• [Your goal]: From the entries below, say how many lines carry the word "chart", and give nothing but the number.

• [Records provided]:
****

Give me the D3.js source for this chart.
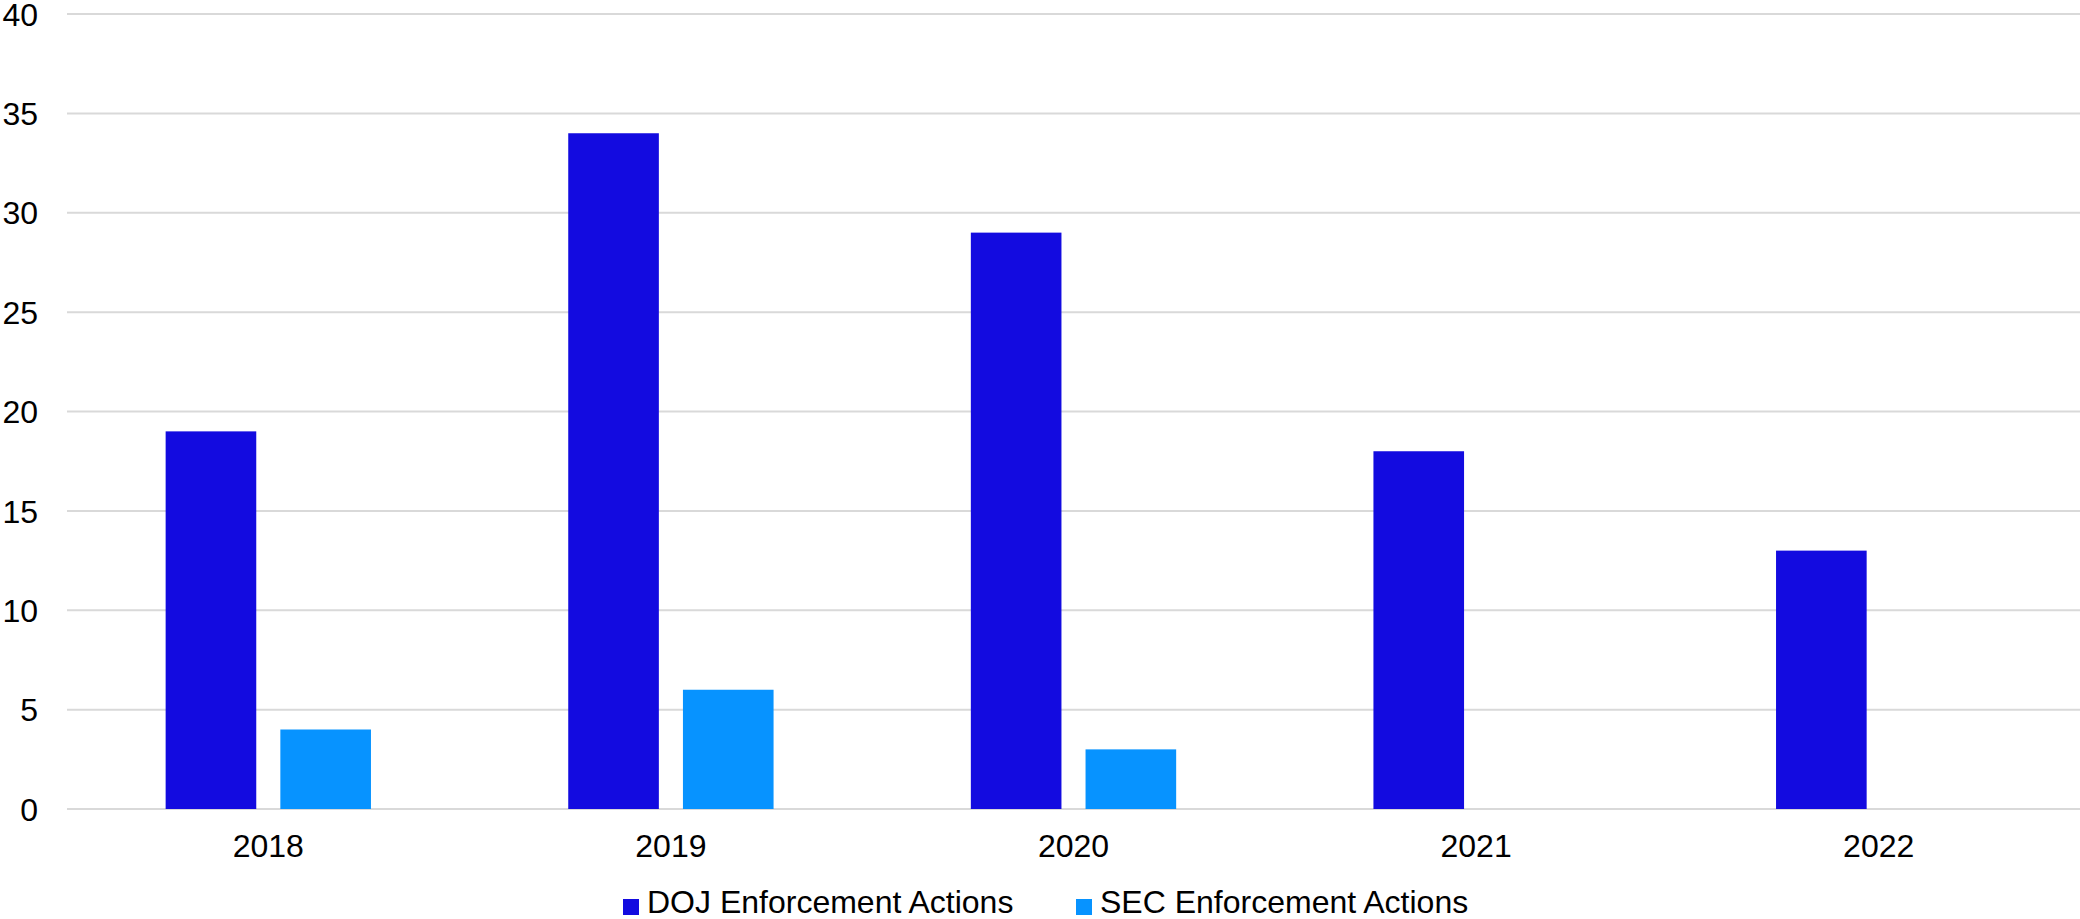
<!DOCTYPE html>
<html>
<head>
<meta charset="utf-8">
<script src="https://cdn.jsdelivr.net/npm/d3@7"></script>
<style>
  html, body { margin: 0; padding: 0; background: #fff; }
  svg { display: block; }
  text { font-family: "Liberation Sans", Arial, sans-serif; fill: #000; }
</style>
</head>
<body>
<svg id="chart" width="2080" height="919"></svg>
<script>
const years = ["2018", "2019", "2020", "2021", "2022"];
const seriesNames = ["DOJ Enforcement Actions", "SEC Enforcement Actions"];
const dojValues = [19, 34, 29, 18, 13];
const secValues = [4, 6, 3, 0, 0];
const yTicks = [0, 5, 10, 15, 20, 25, 30, 35, 40];
const colors = ["#130BE0", "#0793FF"];

(function () {
const svg = d3.select("#chart");
const mLeft = 67, mRight = 2080, mTop = 14, mBottom = 809;

const x0 = d3.scaleBand().domain(years).range([mLeft, mRight]).padding(0);
const bw = x0.bandwidth();
const x1 = d3.scaleBand().domain(seriesNames).range([bw * 0.245, bw * 0.755]).paddingInner(0.21);
const y = d3.scaleLinear().domain([0, 40]).range([mBottom, mTop]);

// gridlines
svg.append("g").selectAll("line").data(yTicks).join("line")
  .attr("x1", mLeft).attr("x2", mRight)
  .attr("y1", d => y(d)).attr("y2", d => y(d))
  .attr("stroke", "#d9d9d9").attr("stroke-width", 2);

// y axis labels
const yAxis = d3.axisLeft(y).tickValues(yTicks).tickSize(0).tickPadding(0);
const gy = svg.append("g").attr("transform", "translate(38,0)").call(yAxis);
gy.select(".domain").remove();
gy.selectAll("text").attr("font-size", 32).attr("dy", "0.35em")
  .style("font-family", '"Liberation Sans", Arial, sans-serif').attr("fill", "#000");

// x axis labels
const xAxis = d3.axisBottom(x0).tickSize(0).tickPadding(0);
const gx = svg.append("g").attr("transform", `translate(0,${mBottom})`).call(xAxis);
gx.select(".domain").remove();
gx.selectAll("text").attr("font-size", 32).attr("y", 48).attr("dy", 0)
  .style("font-family", '"Liberation Sans", Arial, sans-serif').attr("fill", "#000");

// bars
const data = years.map((yr, i) => ({ year: yr, vals: [dojValues[i], secValues[i]] }));
const groups = svg.append("g").selectAll("g").data(data).join("g")
  .attr("transform", d => `translate(${x0(d.year)},0)`);
groups.selectAll("rect").data(d => d.vals.map((v, j) => ({ v, s: seriesNames[j], j })).filter(e => e.v > 0))
  .join("rect")
  .attr("x", d => x1(d.s))
  .attr("width", x1.bandwidth())
  .attr("y", d => y(d.v))
  .attr("height", d => y(0) - y(d.v))
  .attr("fill", d => colors[d.j]);

// legend
const legendX = [623, 1076];
const lg = svg.append("g").selectAll("g").data(seriesNames).join("g")
  .attr("transform", (d, i) => `translate(${legendX[i]},0)`);
lg.append("rect").attr("x", 0).attr("y", 899).attr("width", 16).attr("height", 16)
  .attr("fill", (d, i) => colors[i]);
lg.append("text").attr("x", 24).attr("y", 913).attr("font-size", 32).text(d => d);
})();
</script>
</body>
</html>
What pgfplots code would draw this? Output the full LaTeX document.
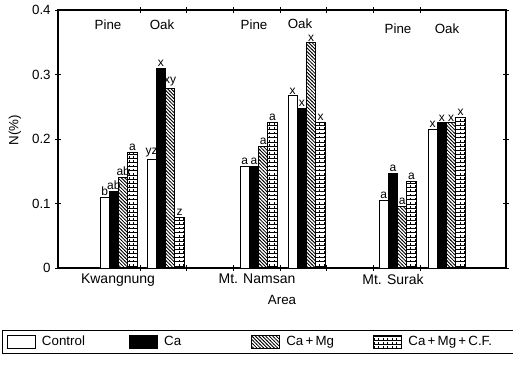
\documentclass[border=0pt]{standalone}
\usepackage{fontspec}
\setmainfont{Liberation Sans}
\usepackage{pgfplots}
\usepackage{pgfplotstable}
\pgfplotsset{compat=1.18}
\usetikzlibrary{patterns}

\pgfdeclarepatternformonly{ladder}{\pgfqpoint{-0.5pt}{-0.5pt}}{\pgfqpoint{4pt}{3.5pt}}{\pgfqpoint{3.4pt}{3.1pt}}{%
 \pgfsetlinewidth{0.45pt}%
 \pgfpathmoveto{\pgfqpoint{-0.1pt}{0pt}}\pgfpathlineto{\pgfqpoint{3.5pt}{0pt}}%
 \pgfpathmoveto{\pgfqpoint{1.7pt}{0pt}}\pgfpathlineto{\pgfqpoint{1.7pt}{1.5pt}}%
 \pgfusepath{stroke}}

\pgfdeclarepatternformonly{hatch}{\pgfqpoint{-1pt}{-1pt}}{\pgfqpoint{4pt}{4pt}}{\pgfqpoint{2.6pt}{2.6pt}}{%
 \pgfsetlinewidth{0.6pt}%
 \pgfpathmoveto{\pgfqpoint{-0.2pt}{2.8pt}}\pgfpathlineto{\pgfqpoint{2.8pt}{-0.2pt}}%
 \pgfusepath{stroke}}

\pgfplotstableread{
x y l
104.6 0.110 b
151.6 0.169 yz
244.6 0.157 a
292.6 0.267 x
383.6 0.105 a
432.6 0.215 x
}\control
\pgfplotstableread{
x y l
113.9 0.119 ab
160.9 0.310 x
253.9 0.157 a
301.9 0.248 x
392.9 0.146 a
441.9 0.225 x
}\ca
\pgfplotstableread{
x y l
123.2 0.141 ab
170.2 0.279 xy
263.2 0.188 a
311.2 0.349 x
402.2 0.095 a
451.2 0.225 x
}\camg
\pgfplotstableread{
x y l
132.5 0.180 a
179.5 0.079 z
272.5 0.226 a
320.5 0.226 x
411.5 0.135 a
460.5 0.234 x
}\camgcf

\newcommand{\lt}[1]{\makebox[66pt][l]{\hspace*{3pt}#1}}

\begin{document}
\begin{tikzpicture}
\useasboundingbox (0,0) rectangle (384.75pt,273.75pt);
\begin{axis}[
  at={(43.5pt,72.75pt)}, anchor=south west,
  scale only axis, width=336pt, height=193.5pt,
  xmin=58, xmax=506, ymin=0, ymax=0.4,
  font=\fontsize{10}{12}\selectfont,
  /pgf/number format/assume math mode=true,
  axis line style={line width=0.8pt},
  ytick={0,0.1,0.2,0.3,0.4},
  yticklabel style={/pgf/number format/fixed, /pgf/number format/precision=1},
  tick align=center, major tick length=4pt,
  tick style={line width=0.6pt, black},
  xtick={140,186.7,233.3,280,326.7,373.3,420},
  xticklabels={},
  extra x ticks={118,257,393},
  extra x tick labels={Kwangnung,Mt. Namsan,Mt. Surak},
  extra x tick style={major tick length=0pt, tick label style={font=\fontsize{10.5}{12}\selectfont, yshift=-1pt}},
  xlabel={Area},
  xlabel style={at={(axis description cs:0.5,-0.125)}, anchor=center},
  ylabel={N(\%)},
  ylabel style={at={(axis description cs:-0.096,0.535)}, anchor=center, rotate=0},
  nodes near coords style={font=\fontsize{9}{10}\selectfont, inner sep=1pt},
  legend columns=4,
  legend style={at={(axis description cs:-0.125,-0.287)}, anchor=west,
    draw=black, line width=0.8pt, inner xsep=3pt, inner ysep=2pt,
    font=\fontsize{10}{12}\selectfont,
    nodes={inner sep=2pt}, column sep=0pt},
  legend image code/.code={\draw[#1, line width=0.6pt] (0pt,-4.5pt) rectangle (21pt,5pt);},
]
\addplot[ybar, bar width=9.3, bar shift=0pt, draw=black, line width=0.6pt, fill=white,
  nodes near coords, point meta=explicit symbolic] table[x=x,y=y,meta=l] {\control};
\addlegendentry{\lt{Control}}
\addplot[ybar, bar width=9.3, bar shift=0pt, draw=black, line width=0.6pt, fill=black,
  nodes near coords, point meta=explicit symbolic] table[x=x,y=y,meta=l] {\ca};
\addlegendentry{\lt{Ca}}
\addplot[ybar, bar width=9.3, bar shift=0pt, draw=black, line width=0.6pt, pattern=hatch,
  nodes near coords, point meta=explicit symbolic] table[x=x,y=y,meta=l] {\camg};
\addlegendentry{\lt{Ca\,+\,Mg}}
\addplot[ybar, bar width=9.3, bar shift=0pt, draw=black, line width=0.6pt, pattern=ladder,
  nodes near coords, point meta=explicit symbolic] table[x=x,y=y,meta=l] {\camgcf};
\addlegendentry{\makebox[78pt][l]{\hspace*{3pt}Ca\,+\,Mg\,+\,C.F.}}

\node[font=\fontsize{10}{12}\selectfont] at (axis cs:108,0.377) {Pine};
\node[font=\fontsize{10}{12}\selectfont] at (axis cs:162,0.377) {Oak};
\node[font=\fontsize{10}{12}\selectfont] at (axis cs:254,0.377) {Pine};
\node[font=\fontsize{10}{12}\selectfont] at (axis cs:300,0.379) {Oak};
\node[font=\fontsize{10}{12}\selectfont] at (axis cs:398,0.371) {Pine};
\node[font=\fontsize{10}{12}\selectfont] at (axis cs:447,0.371) {Oak};
\end{axis}
\end{tikzpicture}
\end{document}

****

• [Exercise result]: 3